Write out, word for word, the stretch of lines beginning at the one with "What TikZ code" and ending at the one with "(0,0) rectangle (3761,1837);", omitting the images.

____ RECORD LIST

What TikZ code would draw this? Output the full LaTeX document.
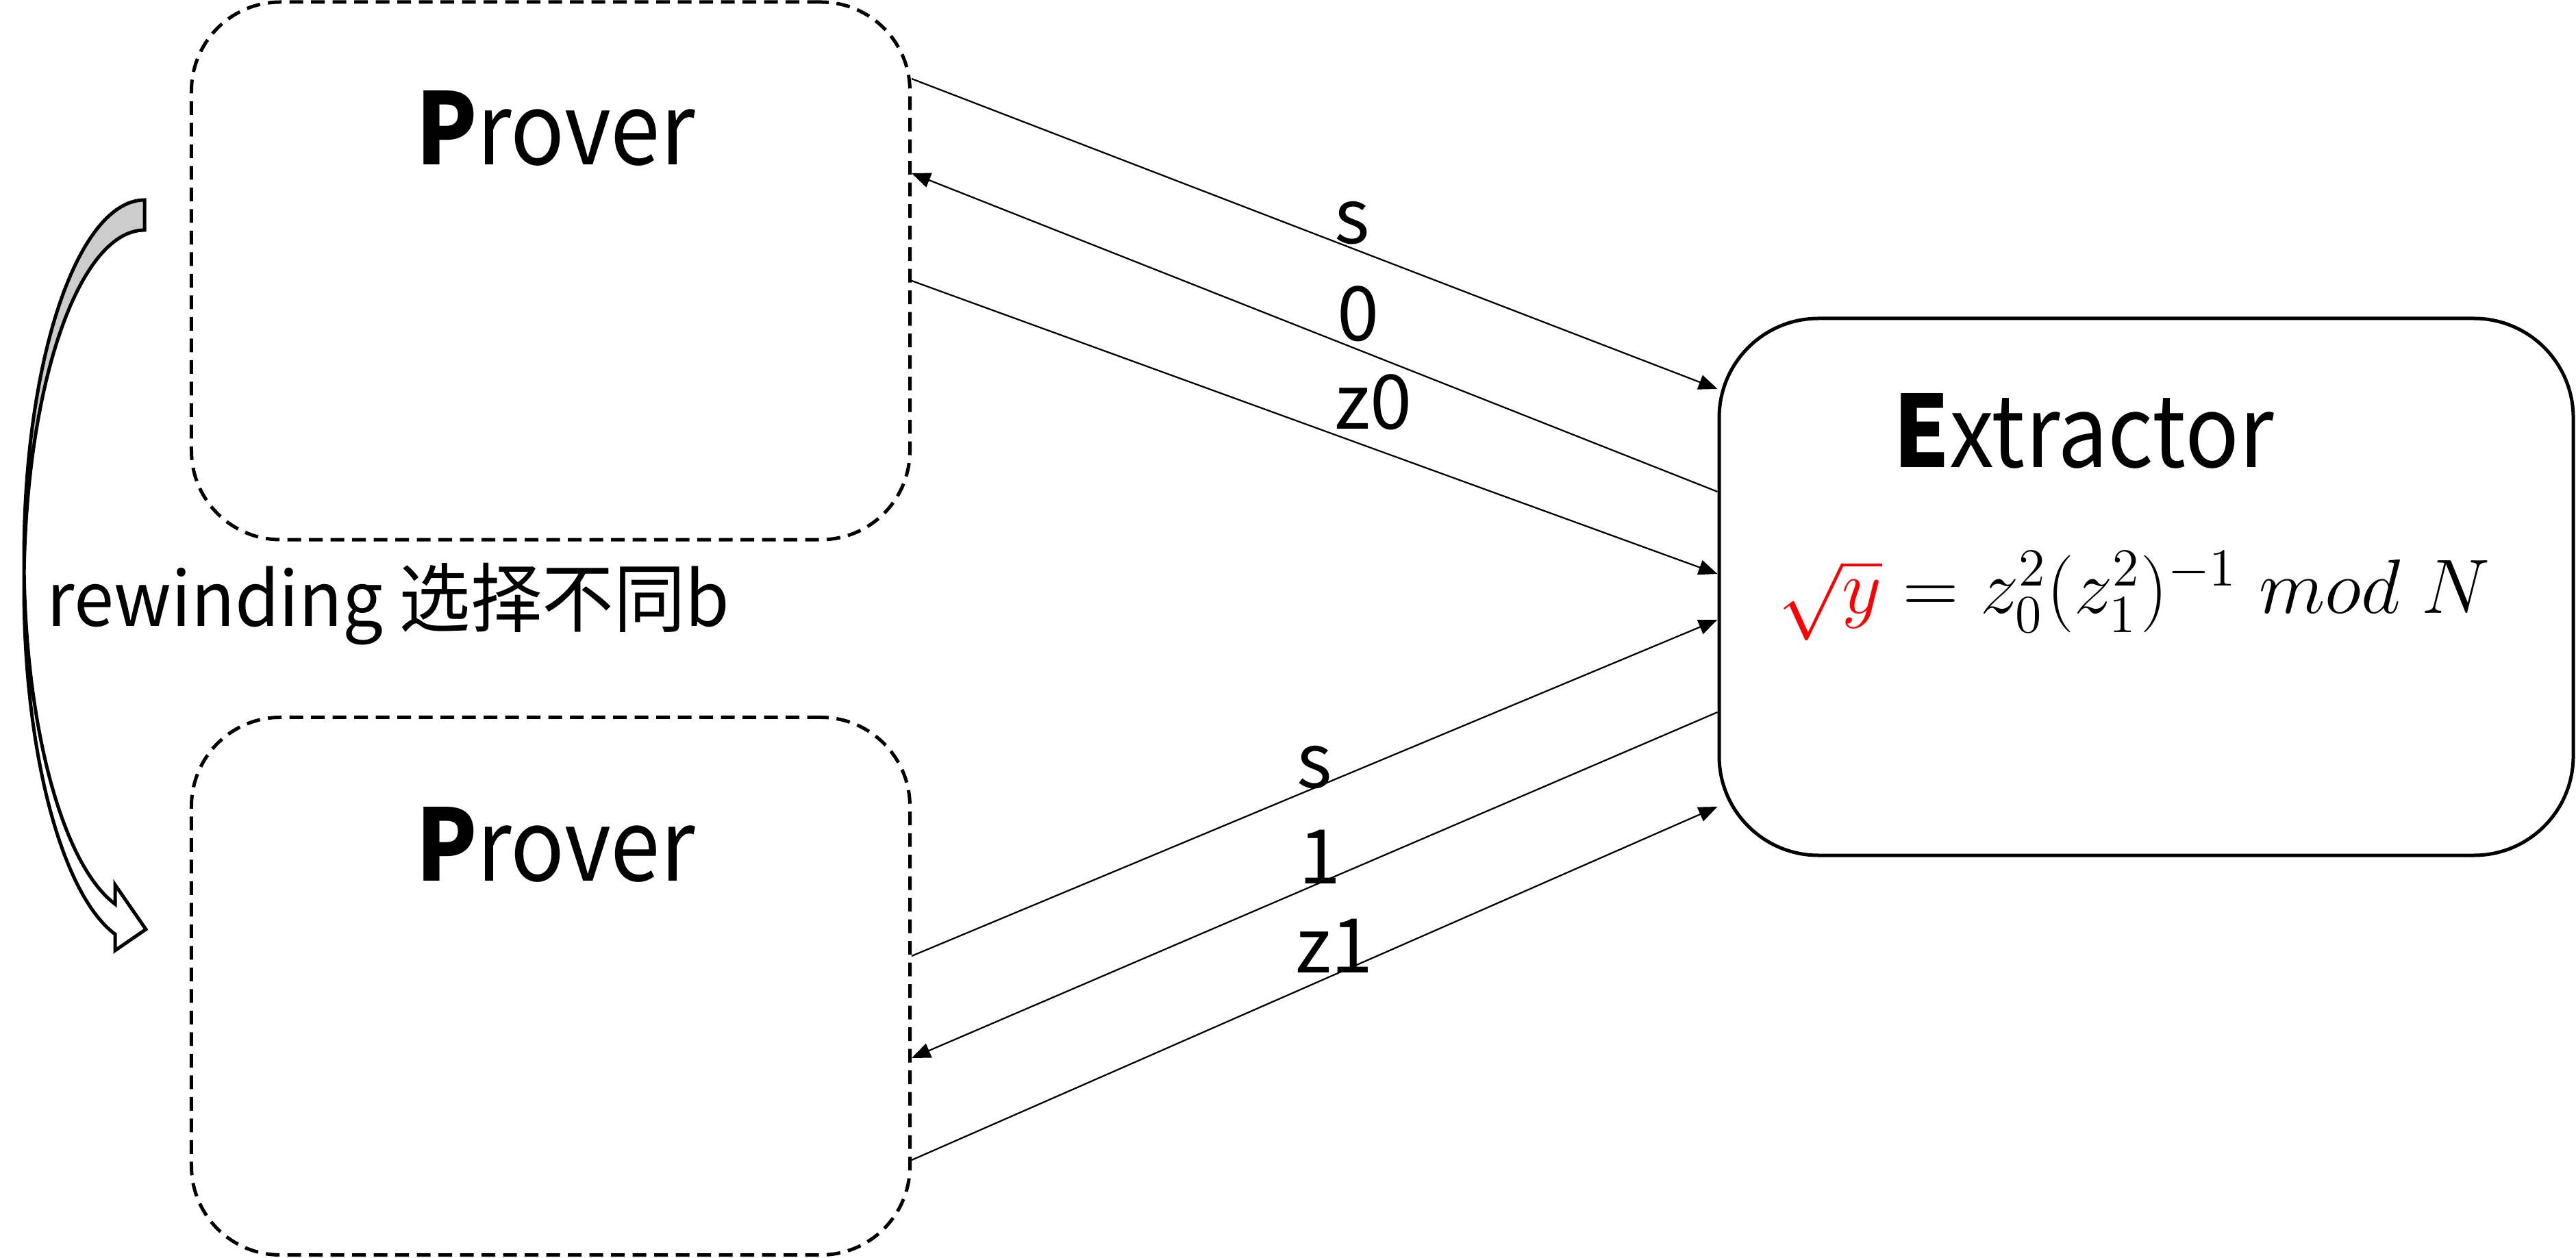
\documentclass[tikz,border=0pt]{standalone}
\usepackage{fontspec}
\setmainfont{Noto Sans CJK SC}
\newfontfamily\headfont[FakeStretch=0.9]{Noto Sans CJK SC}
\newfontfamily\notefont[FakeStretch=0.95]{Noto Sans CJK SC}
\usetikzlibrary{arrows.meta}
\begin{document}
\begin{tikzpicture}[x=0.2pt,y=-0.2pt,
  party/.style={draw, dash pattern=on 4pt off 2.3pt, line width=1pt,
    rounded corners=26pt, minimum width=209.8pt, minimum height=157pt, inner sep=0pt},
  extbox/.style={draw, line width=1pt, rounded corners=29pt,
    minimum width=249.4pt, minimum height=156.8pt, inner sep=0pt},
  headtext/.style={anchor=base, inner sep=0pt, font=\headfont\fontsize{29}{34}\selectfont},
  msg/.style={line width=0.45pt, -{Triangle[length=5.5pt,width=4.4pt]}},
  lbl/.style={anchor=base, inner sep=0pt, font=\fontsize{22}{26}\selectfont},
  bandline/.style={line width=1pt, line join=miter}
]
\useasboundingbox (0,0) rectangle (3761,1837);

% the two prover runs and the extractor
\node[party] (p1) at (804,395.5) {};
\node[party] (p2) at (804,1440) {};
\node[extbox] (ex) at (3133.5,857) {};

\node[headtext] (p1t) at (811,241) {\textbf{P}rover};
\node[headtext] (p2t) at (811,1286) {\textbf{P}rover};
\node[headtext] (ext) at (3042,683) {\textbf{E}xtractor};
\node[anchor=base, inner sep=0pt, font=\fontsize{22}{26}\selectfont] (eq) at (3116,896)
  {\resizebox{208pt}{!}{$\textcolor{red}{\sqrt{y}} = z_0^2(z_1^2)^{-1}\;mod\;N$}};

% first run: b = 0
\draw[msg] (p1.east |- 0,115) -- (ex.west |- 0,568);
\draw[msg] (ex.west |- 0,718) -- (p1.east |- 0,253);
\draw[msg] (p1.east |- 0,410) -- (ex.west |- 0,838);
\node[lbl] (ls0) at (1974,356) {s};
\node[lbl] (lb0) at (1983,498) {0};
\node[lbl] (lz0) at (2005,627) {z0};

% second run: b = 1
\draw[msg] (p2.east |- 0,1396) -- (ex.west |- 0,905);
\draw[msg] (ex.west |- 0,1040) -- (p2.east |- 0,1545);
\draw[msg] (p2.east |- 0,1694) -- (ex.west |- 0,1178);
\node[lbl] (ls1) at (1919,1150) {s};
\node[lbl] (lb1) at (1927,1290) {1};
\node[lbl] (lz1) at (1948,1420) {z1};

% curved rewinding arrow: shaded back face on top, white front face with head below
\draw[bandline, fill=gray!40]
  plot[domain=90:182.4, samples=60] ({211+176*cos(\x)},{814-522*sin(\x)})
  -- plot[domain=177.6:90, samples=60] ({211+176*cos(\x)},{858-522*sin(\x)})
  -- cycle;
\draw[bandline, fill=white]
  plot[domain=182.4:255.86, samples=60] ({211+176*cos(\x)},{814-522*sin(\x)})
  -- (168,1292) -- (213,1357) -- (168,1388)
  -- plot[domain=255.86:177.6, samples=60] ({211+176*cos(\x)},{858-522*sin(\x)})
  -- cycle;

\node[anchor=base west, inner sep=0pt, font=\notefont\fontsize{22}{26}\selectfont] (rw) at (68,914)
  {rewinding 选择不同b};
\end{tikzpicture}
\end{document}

________
____ RECORD LIST

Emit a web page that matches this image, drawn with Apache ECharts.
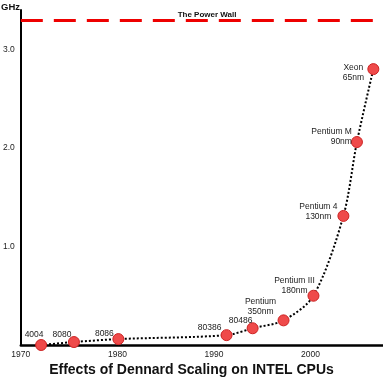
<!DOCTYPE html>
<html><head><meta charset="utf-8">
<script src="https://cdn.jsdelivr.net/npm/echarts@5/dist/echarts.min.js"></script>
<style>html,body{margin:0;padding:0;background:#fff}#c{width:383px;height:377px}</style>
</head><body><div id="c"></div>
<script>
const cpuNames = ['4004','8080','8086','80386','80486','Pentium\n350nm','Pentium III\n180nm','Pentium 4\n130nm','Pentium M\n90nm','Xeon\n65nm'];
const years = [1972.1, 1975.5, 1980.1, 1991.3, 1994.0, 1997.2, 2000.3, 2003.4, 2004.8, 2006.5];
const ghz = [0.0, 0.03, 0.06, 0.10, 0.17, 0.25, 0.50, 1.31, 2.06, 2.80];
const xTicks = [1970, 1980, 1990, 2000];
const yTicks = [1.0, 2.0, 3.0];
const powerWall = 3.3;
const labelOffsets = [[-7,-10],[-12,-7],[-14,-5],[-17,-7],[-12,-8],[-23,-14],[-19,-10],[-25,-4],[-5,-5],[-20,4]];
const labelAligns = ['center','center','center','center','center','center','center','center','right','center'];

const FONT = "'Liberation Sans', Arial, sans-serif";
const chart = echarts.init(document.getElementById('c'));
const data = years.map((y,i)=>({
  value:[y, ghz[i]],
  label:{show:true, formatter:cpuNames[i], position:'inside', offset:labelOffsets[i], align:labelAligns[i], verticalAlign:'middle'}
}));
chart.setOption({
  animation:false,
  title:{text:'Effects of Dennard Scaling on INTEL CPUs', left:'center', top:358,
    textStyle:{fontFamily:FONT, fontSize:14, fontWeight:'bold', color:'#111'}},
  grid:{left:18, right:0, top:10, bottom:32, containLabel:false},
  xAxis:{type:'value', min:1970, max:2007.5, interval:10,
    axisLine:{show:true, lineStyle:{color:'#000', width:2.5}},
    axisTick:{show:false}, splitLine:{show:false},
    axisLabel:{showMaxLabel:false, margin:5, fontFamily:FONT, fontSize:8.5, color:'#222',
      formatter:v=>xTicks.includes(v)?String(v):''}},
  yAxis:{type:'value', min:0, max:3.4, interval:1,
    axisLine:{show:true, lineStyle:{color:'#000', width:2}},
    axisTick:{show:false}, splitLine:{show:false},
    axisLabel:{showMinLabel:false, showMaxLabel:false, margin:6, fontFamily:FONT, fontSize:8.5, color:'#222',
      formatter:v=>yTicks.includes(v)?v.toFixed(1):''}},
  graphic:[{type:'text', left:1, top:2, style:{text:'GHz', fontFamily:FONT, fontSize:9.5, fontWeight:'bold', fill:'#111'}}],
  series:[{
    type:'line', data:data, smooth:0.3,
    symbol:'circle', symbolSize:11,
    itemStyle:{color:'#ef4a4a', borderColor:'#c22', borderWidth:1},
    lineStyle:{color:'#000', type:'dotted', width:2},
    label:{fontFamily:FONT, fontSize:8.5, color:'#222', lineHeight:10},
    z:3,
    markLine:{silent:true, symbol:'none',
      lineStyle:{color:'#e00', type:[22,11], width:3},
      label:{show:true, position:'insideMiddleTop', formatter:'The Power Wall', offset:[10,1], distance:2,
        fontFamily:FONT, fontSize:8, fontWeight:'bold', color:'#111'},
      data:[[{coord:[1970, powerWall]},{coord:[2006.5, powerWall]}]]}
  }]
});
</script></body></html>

________

■ WORKED ANSWER:
What TikZ code would draw this? Output the full LaTeX document.
\documentclass[tikz,border=0pt]{standalone}
\usepackage{fontspec}
\setmainfont{Noto Sans CJK SC}
\newfontfamily\headfont[FakeStretch=0.9]{Noto Sans CJK SC}
\newfontfamily\notefont[FakeStretch=0.95]{Noto Sans CJK SC}
\usetikzlibrary{arrows.meta}
\begin{document}
\begin{tikzpicture}[x=0.2pt,y=-0.2pt,
  party/.style={draw, dash pattern=on 4pt off 2.3pt, line width=1pt,
    rounded corners=26pt, minimum width=209.8pt, minimum height=157pt, inner sep=0pt},
  extbox/.style={draw, line width=1pt, rounded corners=29pt,
    minimum width=249.4pt, minimum height=156.8pt, inner sep=0pt},
  headtext/.style={anchor=base, inner sep=0pt, font=\headfont\fontsize{29}{34}\selectfont},
  msg/.style={line width=0.45pt, -{Triangle[length=5.5pt,width=4.4pt]}},
  lbl/.style={anchor=base, inner sep=0pt, font=\fontsize{22}{26}\selectfont},
  bandline/.style={line width=1pt, line join=miter}
]
\useasboundingbox (0,0) rectangle (3761,1837);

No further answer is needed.